═════ Supplied data

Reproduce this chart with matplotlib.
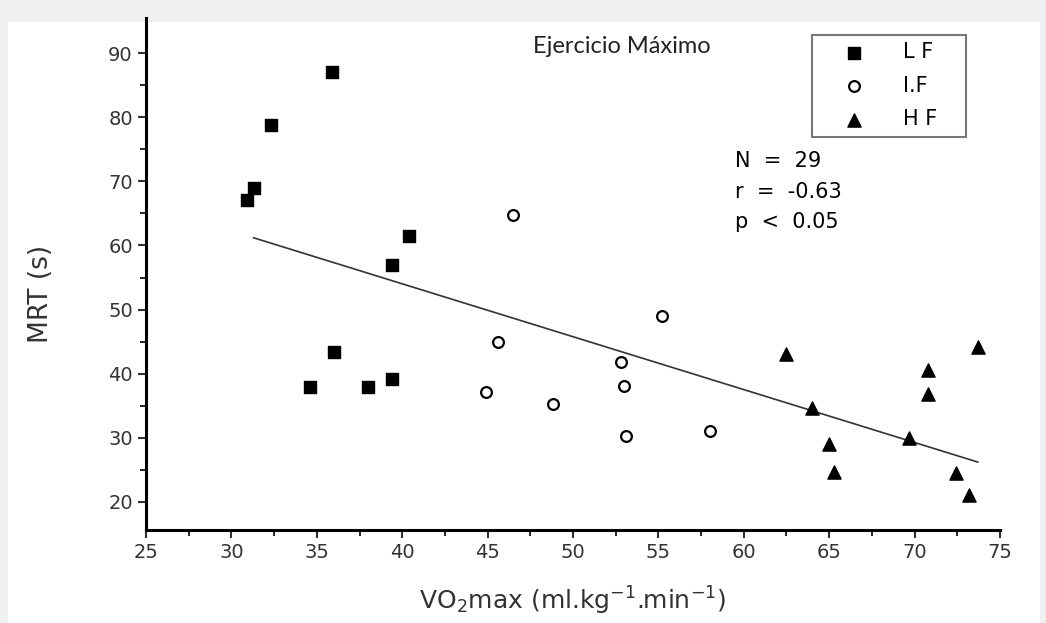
import numpy as np
import matplotlib
matplotlib.use("Agg")
from matplotlib import pyplot as plt
from matplotlib.patches import Rectangle

# Datos (VO2max, MRT)
lf_x = [30.9, 31.3, 32.3, 35.9, 39.4, 40.4, 36.0, 34.6, 38.0, 39.4]
lf_y = [67.1, 68.9, 78.8, 87.0, 57.0, 61.5, 43.3, 37.9, 37.9, 39.1]

if_x = [46.5, 45.6, 44.9, 48.8, 55.2, 52.8, 53.0, 53.1, 58.0]
if_y = [64.8, 45.0, 37.1, 35.3, 49.0, 41.8, 38.1, 30.2, 31.0]

hf_x = [62.5, 64.0, 65.0, 65.3, 69.7, 70.8, 70.8, 72.4, 73.2, 73.7]
hf_y = [43.0, 34.6, 29.0, 24.6, 30.0, 40.6, 36.8, 24.5, 21.0, 44.2]

# Linea de regresion
line_x = [31.3, 73.7]
line_y = [61.2, 26.2]

stats_text = "N  =  29\nr  =  -0.63\np  <  0.05"

fig = plt.figure(figsize=(10.46, 6.23), dpi=100)
fig.patch.set_facecolor("#f0f0f0")
fig.patches.append(Rectangle((8 / 1046, 0), 1032 / 1046, 601 / 623, transform=fig.transFigure,
                             facecolor="white", edgecolor="none", zorder=-10))

ax = fig.add_axes([0.1396, 0.1493, 0.8164, 0.8218])
ax.set_facecolor("none")

ax.plot(line_x, line_y, color="#333333", lw=1.2)
ax.scatter(lf_x, lf_y, marker="s", s=65, color="black", label="L F", zorder=3)
ax.scatter(if_x, if_y, marker="o", s=60, facecolor="white", edgecolor="black", linewidths=1.6,
           label="I.F", zorder=3)
ax.scatter(hf_x, hf_y, marker="^", s=90, color="black", label="H F", zorder=3)

ax.set_xlim(25, 75)
ax.set_ylim(15.6, 95.5)
ax.set_xticks(np.arange(25, 76, 5))
ax.set_yticks(np.arange(20, 91, 10))
ax.set_xticks(np.arange(27.5, 75, 5), minor=True)
ax.set_yticks(np.arange(25, 95, 10), minor=True)

for s in ["top", "right"]:
    ax.spines[s].set_visible(False)
for s in ["left", "bottom"]:
    ax.spines[s].set_linewidth(2.2)

ax.tick_params(direction="out", length=6, width=1.5, labelsize=14, colors="#333333")
ax.tick_params(which="minor", direction="out", length=4, width=1.2)

ax.set_xlabel("VO$_2$max (ml.kg$^{-1}$.min$^{-1}$)", fontsize=18, color="#333333", labelpad=16)
ax.set_ylabel("MRT (s)", fontsize=19, color="#333333")
ax.yaxis.set_label_coords(-0.108, 0.461)

ax.text(0.557, 0.944, "Ejercicio Máximo", transform=ax.transAxes, fontsize=17,
        ha="center", va="center", family="Lato", color="#222222")
ax.text(0.69, 0.74, stats_text, transform=ax.transAxes, fontsize=15, va="top", linespacing=1.65)

leg = ax.legend(loc="upper left", bbox_to_anchor=(0.780, 0.5, 0.180, 0.467), mode="expand",
                fontsize=15, frameon=True, fancybox=False, edgecolor="#555555", borderpad=0.35,
                handlelength=3.3, handletextpad=0.7, labelspacing=0.65, borderaxespad=0)
leg.get_frame().set_linewidth(1.5)

fig.savefig("out.png", dpi=100, facecolor=fig.get_facecolor())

══════════

Written request =
Please write out all of the material above without changing a word, and omit any pictures.

Result for this exercise =
Reproduce this chart with matplotlib.
import numpy as np
import matplotlib
matplotlib.use("Agg")
from matplotlib import pyplot as plt
from matplotlib.patches import Rectangle

# Datos (VO2max, MRT)
lf_x = [30.9, 31.3, 32.3, 35.9, 39.4, 40.4, 36.0, 34.6, 38.0, 39.4]
lf_y = [67.1, 68.9, 78.8, 87.0, 57.0, 61.5, 43.3, 37.9, 37.9, 39.1]

if_x = [46.5, 45.6, 44.9, 48.8, 55.2, 52.8, 53.0, 53.1, 58.0]
if_y = [64.8, 45.0, 37.1, 35.3, 49.0, 41.8, 38.1, 30.2, 31.0]

hf_x = [62.5, 64.0, 65.0, 65.3, 69.7, 70.8, 70.8, 72.4, 73.2, 73.7]
hf_y = [43.0, 34.6, 29.0, 24.6, 30.0, 40.6, 36.8, 24.5, 21.0, 44.2]

# Linea de regresion
line_x = [31.3, 73.7]
line_y = [61.2, 26.2]

stats_text = "N  =  29\nr  =  -0.63\np  <  0.05"

fig = plt.figure(figsize=(10.46, 6.23), dpi=100)
fig.patch.set_facecolor("#f0f0f0")
fig.patches.append(Rectangle((8 / 1046, 0), 1032 / 1046, 601 / 623, transform=fig.transFigure,
                             facecolor="white", edgecolor="none", zorder=-10))

ax = fig.add_axes([0.1396, 0.1493, 0.8164, 0.8218])
ax.set_facecolor("none")

ax.plot(line_x, line_y, color="#333333", lw=1.2)
ax.scatter(lf_x, lf_y, marker="s", s=65, color="black", label="L F", zorder=3)
ax.scatter(if_x, if_y, marker="o", s=60, facecolor="white", edgecolor="black", linewidths=1.6,
           label="I.F", zorder=3)
ax.scatter(hf_x, hf_y, marker="^", s=90, color="black", label="H F", zorder=3)

ax.set_xlim(25, 75)
ax.set_ylim(15.6, 95.5)
ax.set_xticks(np.arange(25, 76, 5))
ax.set_yticks(np.arange(20, 91, 10))
ax.set_xticks(np.arange(27.5, 75, 5), minor=True)
ax.set_yticks(np.arange(25, 95, 10), minor=True)

for s in ["top", "right"]:
    ax.spines[s].set_visible(False)
for s in ["left", "bottom"]:
    ax.spines[s].set_linewidth(2.2)

ax.tick_params(direction="out", length=6, width=1.5, labelsize=14, colors="#333333")
ax.tick_params(which="minor", direction="out", length=4, width=1.2)

ax.set_xlabel("VO$_2$max (ml.kg$^{-1}$.min$^{-1}$)", fontsize=18, color="#333333", labelpad=16)
ax.set_ylabel("MRT (s)", fontsize=19, color="#333333")
ax.yaxis.set_label_coords(-0.108, 0.461)

ax.text(0.557, 0.944, "Ejercicio Máximo", transform=ax.transAxes, fontsize=17,
        ha="center", va="center", family="Lato", color="#222222")
ax.text(0.69, 0.74, stats_text, transform=ax.transAxes, fontsize=15, va="top", linespacing=1.65)

leg = ax.legend(loc="upper left", bbox_to_anchor=(0.780, 0.5, 0.180, 0.467), mode="expand",
                fontsize=15, frameon=True, fancybox=False, edgecolor="#555555", borderpad=0.35,
                handlelength=3.3, handletextpad=0.7, labelspacing=0.65, borderaxespad=0)
leg.get_frame().set_linewidth(1.5)

fig.savefig("out.png", dpi=100, facecolor=fig.get_facecolor())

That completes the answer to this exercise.